Objective: Skip the pictures, please, and write out exactly the lines from the opening of the data through the line containing "var highColor = '#F2141A';".

◆ ◆ ◆

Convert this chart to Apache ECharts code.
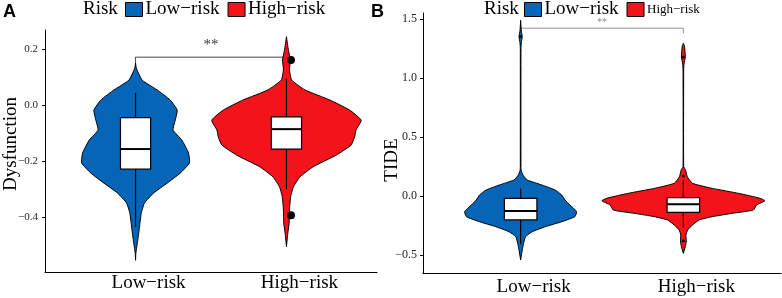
<!DOCTYPE html>
<html>
<head>
<meta charset="utf-8">
<script src="https://cdn.jsdelivr.net/npm/echarts@6/dist/echarts.min.js"></script>
<style>
html,body{margin:0;padding:0;background:#fff;}
#main{width:782px;height:298px;}
</style>
</head>
<body>
<div id="main"></div>
<script>
var categories = ['Low\u2212risk', 'High\u2212risk'];
var lowColor = '#0765B8';
var highColor = '#F2141A';

// panel A: Dysfunction, violin outline as value / half width (in category units)
var dysLowVals = [0.15, 0.132, 0.089, 0.054, 0.018, -0.018, -0.054, -0.089, -0.125, -0.171, -0.207, -0.243, -0.279, -0.314, -0.35, -0.386, -0.436, -0.482, -0.529, -0.554];
var dysLowDens = [0, 0.005, 0.044, 0.143, 0.230, 0.276, 0.263, 0.248, 0.307, 0.351, 0.357, 0.296, 0.209, 0.120, 0.059, 0.038, 0.026, 0.015, 0.002, 0];
var dysHighVals = [0.244, 0.196, 0.161, 0.125, 0.089, 0.054, 0.018, -0.018, -0.054, -0.089, -0.113, -0.143, -0.179, -0.220, -0.256, -0.292, -0.327, -0.375, -0.421, -0.457, -0.506];
var dysHighDens = [0, 0.013, 0.026, 0.020, 0.035, 0.123, 0.288, 0.419, 0.495, 0.461, 0.452, 0.428, 0.329, 0.178, 0.090, 0.046, 0.028, 0.020, 0.018, 0.009, 0];
// x, lower whisker, q1, median, q3, upper whisker
var dysBox = [[1, -0.435, -0.229, -0.157, -0.045, 0.044], [2, -0.30, -0.157, -0.086, -0.042, 0.095]];
var dysOutliers = [[2.03, 0.161], [2.03, -0.393]];
var dysTicks = [-0.4, -0.2, 0, 0.2];
var dysSig = {y: 0.171, lowEnd: 0.13, highEnd: 0.15, label: 0.214};

// panel B: TIDE
var tideLowVals = [1.49, 1.40, 1.353, 1.30, 1.25, 0.25, 0.22, 0.178, 0.136, 0.093, 0.051, 0.008, -0.034, -0.076, -0.133, -0.175, -0.218, -0.26, -0.303, -0.345, -0.401, -0.458, -0.542];
var tideLowDens = [0, 0.004, 0.010, 0.004, 0.002, 0.002, 0.003, 0.014, 0.041, 0.132, 0.212, 0.253, 0.273, 0.303, 0.344, 0.333, 0.253, 0.152, 0.071, 0.030, 0.018, 0.010, 0];
var tideHighVals = [1.297, 1.27, 1.18, 1.12, 1.07, 0.25, 0.22, 0.164, 0.108, 0.065, 0.023, -0.019, -0.04, -0.076, -0.119, -0.147, -0.175, -0.203, -0.246, -0.288, -0.331, -0.381, -0.43, -0.486];
var tideHighDens = [0, 0.007, 0.012, 0.004, 0.002, 0.002, 0.014, 0.024, 0.056, 0.178, 0.339, 0.471, 0.501, 0.450, 0.430, 0.299, 0.178, 0.097, 0.056, 0.026, 0.016, 0.018, 0.012, 0];
var tideBox = [[1, -0.41, -0.203, -0.127, -0.02, 0.065], [2, -0.27, -0.138, -0.07, -0.014, 0.136]];
var tideOutliers = [[1, 1.353], [2, 1.18], [2, 0.17], [2, -0.38]];
var tideTicks = [-0.5, 0, 0.5, 1, 1.5];
var tideSig = {y: 1.424, lowEnd: 1.49, highEnd: 1.38, label: 1.47};

var serif = 'Liberation Serif';
var boxHalf = 0.1;

function violin(vals, dens) {
	return function(params, api) {
		var cx = api.value(0);
		var pts = [];
		for (var i = 0; i < vals.length; i++) {
			pts.push(api.coord([cx - dens[i], vals[i]]));
		}
		for (var j = vals.length - 1; j >= 0; j--) {
			pts.push(api.coord([cx + dens[j], vals[j]]));
		}
		return {
			type: 'polygon',
			shape: {points: pts, smooth: 0.15},
			style: {fill: api.visual('color'), stroke: '#000', lineWidth: 1}
		};
	};
}

function boxItem(params, api) {
	var x = api.value(0);
	var lo = api.coord([x, api.value(1)]);
	var hi = api.coord([x, api.value(5)]);
	var q1l = api.coord([x - boxHalf, api.value(2)]);
	var q3r = api.coord([x + boxHalf, api.value(4)]);
	var ml = api.coord([x - boxHalf, api.value(3)]);
	var mr = api.coord([x + boxHalf, api.value(3)]);
	return {
		type: 'group',
		children: [
			{type: 'line', shape: {x1: lo[0], y1: lo[1], x2: hi[0], y2: hi[1]}, style: {stroke: '#000', lineWidth: 1.2}},
			{type: 'rect', shape: {x: q1l[0], y: q3r[1], width: q3r[0] - q1l[0], height: q1l[1] - q3r[1]}, style: {fill: '#fff', stroke: '#000', lineWidth: 1.2}},
			{type: 'line', shape: {x1: ml[0], y1: ml[1], x2: mr[0], y2: mr[1]}, style: {stroke: '#000', lineWidth: 2}}
		]
	};
}

function bracket(sig, color, fontSize) {
	return function(params, api) {
		var a = api.coord([1, sig.lowEnd]);
		var b = api.coord([1, sig.y]);
		var c = api.coord([2, sig.y]);
		var d = api.coord([2, sig.highEnd]);
		var t = api.coord([1.5, sig.label]);
		return {
			type: 'group',
			children: [
				{type: 'polyline', shape: {points: [a, b, c, d]}, style: {stroke: color, lineWidth: 0.9, fill: null}},
				{type: 'text', x: t[0], y: t[1], style: {text: '**', fill: color, font: fontSize + 'px ' + serif, align: 'center', verticalAlign: 'middle'}}
			]
		};
	};
}

function fmtTick(v) {
	return v.toFixed(1).replace('-', '\u2212');
}

function xAxisOf(grid, margin) {
	return {
		gridIndex: grid, type: 'value', min: 0.4, max: 2.6,
		axisLine: {onZero: false, lineStyle: {color: '#000', width: 1}},
		axisTick: {show: false},
		splitLine: {show: false},
		axisLabel: {
			customValues: [1, 2],
			formatter: function(v) { return categories[Math.round(v) - 1]; },
			color: '#000', fontFamily: serif, fontSize: 19, margin: margin,
			padding: [0, 0, 0, 26]
		}
	};
}

function yAxisOf(grid, min, max, ticks, fs, margin) {
	return {
		gridIndex: grid, type: 'value', min: min, max: max,
		axisLine: {show: true, onZero: false, lineStyle: {color: '#000', width: 1}},
		axisTick: {show: true, customValues: ticks, length: 3, lineStyle: {color: '#000'}},
		splitLine: {show: false},
		axisLabel: {customValues: ticks, formatter: fmtTick, color: '#222', fontFamily: serif, fontSize: fs, margin: margin}
	};
}

var chart = echarts.init(document.getElementById('main'));
var option = {
	animation: false,
	backgroundColor: '#fff',
	grid: [
		{left: 45, top: 30, width: 332, height: 242},
		{left: 423, top: 13, width: 358, height: 260}
	],
	xAxis: [xAxisOf(0, 2), xAxisOf(1, 5)],
	yAxis: [
		yAxisOf(0, -0.596, 0.268, dysTicks, 11, 7),
		yAxisOf(1, -0.653, 1.553, tideTicks, 12, 6)
	],
	legend: [
		{
			left: 125, top: 0, padding: 0, icon: 'rect', itemWidth: 17, itemHeight: 14, itemGap: 8,
			itemStyle: {borderColor: '#000', borderWidth: 1},
			textStyle: {fontFamily: serif, fontSize: 19, color: '#000', padding: [0, 0, 0, -2]},
			data: categories
		},
		{
			left: 524, top: 0, padding: 0, icon: 'rect', itemWidth: 17, itemHeight: 14, itemGap: 8,
			itemStyle: {borderColor: '#000', borderWidth: 1},
			textStyle: {fontFamily: serif, color: '#000', padding: [0, 0, 0, -2]},
			data: [
				{name: categories[0], textStyle: {fontSize: 19}},
				{name: categories[1], textStyle: {fontSize: 13}}
			]
		}
	],
	graphic: [
		{type: 'text', left: 3, top: 3, style: {text: 'A', font: 'bold 18px "Liberation Sans"', fill: '#000'}},
		{type: 'text', left: 371, top: 3, style: {text: 'B', font: 'bold 18px "Liberation Sans"', fill: '#000'}},
		{type: 'text', left: 83, top: 0, style: {text: 'Risk', font: '19px "Liberation Serif"', fill: '#000'}},
		{type: 'text', left: 484, top: 0, style: {text: 'Risk', font: '19px "Liberation Serif"', fill: '#000'}},
		{type: 'text', x: 11, y: 144, rotation: Math.PI / 2, style: {text: 'Dysfunction', font: '19px "Liberation Serif"', fill: '#000', align: 'center', verticalAlign: 'middle'}},
		{type: 'text', x: 392, y: 160, rotation: Math.PI / 2, style: {text: 'TIDE', font: '19px "Liberation Serif"', fill: '#000', align: 'center', verticalAlign: 'middle'}}
	],
	series: [
		{name: categories[0], type: 'custom', xAxisIndex: 0, yAxisIndex: 0, itemStyle: {color: lowColor}, renderItem: violin(dysLowVals, dysLowDens), data: [[1, 0]]},
		{name: categories[1], type: 'custom', xAxisIndex: 0, yAxisIndex: 0, itemStyle: {color: highColor}, renderItem: violin(dysHighVals, dysHighDens), data: [[2, 0]]},
		{type: 'custom', xAxisIndex: 0, yAxisIndex: 0, renderItem: boxItem, data: dysBox, z: 3},
		{type: 'scatter', xAxisIndex: 0, yAxisIndex: 0, symbolSize: 8, itemStyle: {color: '#000', opacity: 1}, data: dysOutliers, z: 4},
		{type: 'custom', xAxisIndex: 0, yAxisIndex: 0, renderItem: bracket(dysSig, '#333', 15), data: [[1.5, 0]], z: 1},

		{name: categories[0], type: 'custom', xAxisIndex: 1, yAxisIndex: 1, itemStyle: {color: lowColor}, renderItem: violin(tideLowVals, tideLowDens), data: [[1, 0]]},
		{name: categories[1], type: 'custom', xAxisIndex: 1, yAxisIndex: 1, itemStyle: {color: highColor}, renderItem: violin(tideHighVals, tideHighDens), data: [[2, 0]]},
		{type: 'custom', xAxisIndex: 1, yAxisIndex: 1, renderItem: boxItem, data: tideBox, z: 3},
		{type: 'scatter', xAxisIndex: 1, yAxisIndex: 1, symbolSize: 3, itemStyle: {color: '#000', opacity: 1}, data: tideOutliers, z: 4},
		{type: 'custom', xAxisIndex: 1, yAxisIndex: 1, renderItem: bracket(tideSig, '#888', 10), data: [[1.5, 0]], z: 1}
	]
};
chart.setOption(option);
window.addEventListener('resize', function() {
	chart.resize();
});
</script>
</body>
</html>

◆ ◆ ◆

Task answer:
Convert this chart to Apache ECharts code.
<!DOCTYPE html>
<html>
<head>
<meta charset="utf-8">
<script src="https://cdn.jsdelivr.net/npm/echarts@6/dist/echarts.min.js"></script>
<style>
html,body{margin:0;padding:0;background:#fff;}
#main{width:782px;height:298px;}
</style>
</head>
<body>
<div id="main"></div>
<script>
var categories = ['Low\u2212risk', 'High\u2212risk'];
var lowColor = '#0765B8';
var highColor = '#F2141A';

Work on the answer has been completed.